После некоторого колебания она приписала:
«В особенности он».
Она знала минуты отрезвления, даже раскаяния. Ей становилось жаль и себя, и Герцена. Она давала некий обет смирения:
«Больше никаких требований, никаких оскорблений, буду тебя любить, как умею… Воротись же с спокойной и ясной душой…»
Огарев, который давно уже относился к Тучковой-Огаревой как к другу, советует Герцену:
«Попробуй не употреблять иронии ниже в шутку, будь осторожен до учтивости…»
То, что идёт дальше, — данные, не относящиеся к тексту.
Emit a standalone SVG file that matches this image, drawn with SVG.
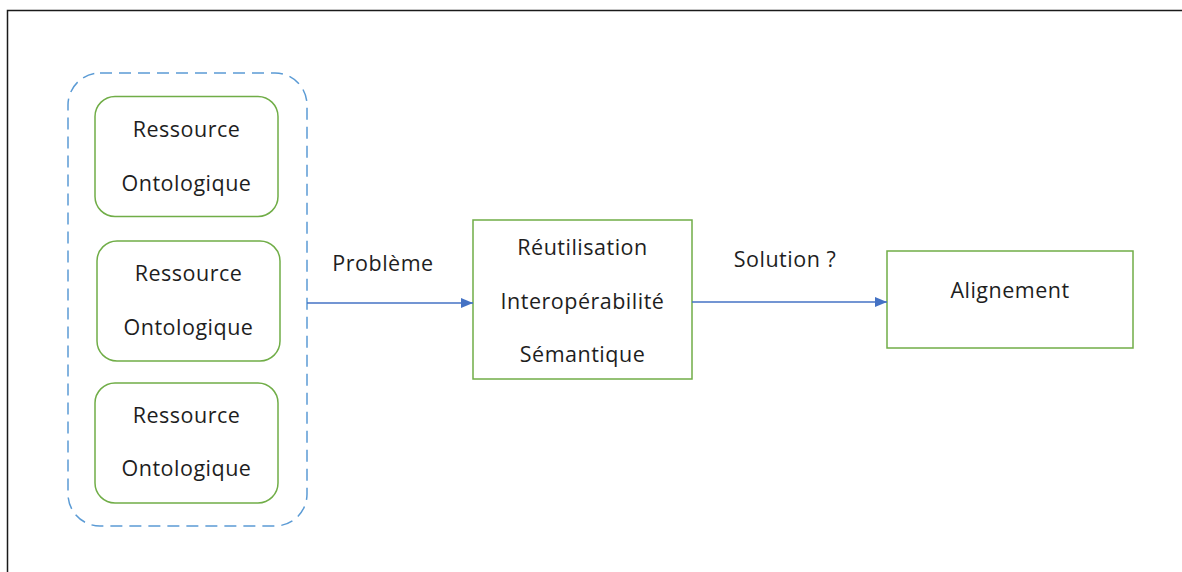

Это, в сущности, совет Герцену перестать быть Герценом. Для чего же?
«Может, это, — продолжает Огарев (он-то хорошо знал свою жену, — пожалуй, уже время сказать бывшую жену), — давши дней покоя, — наведет на настоящую дорогу, — и из внешнего мира вырастет внутренний союз».
Немного пройдет времени, и в апреле 1858 года Огарев откроет в письме к Герцену, что он полюбил одну англичанку и она отвечает ему взаимностью. Это — Мери Сетерленд. Несмотря на то, что их брак был гражданским, он был крепким и продолжался до конца жизни Огарева.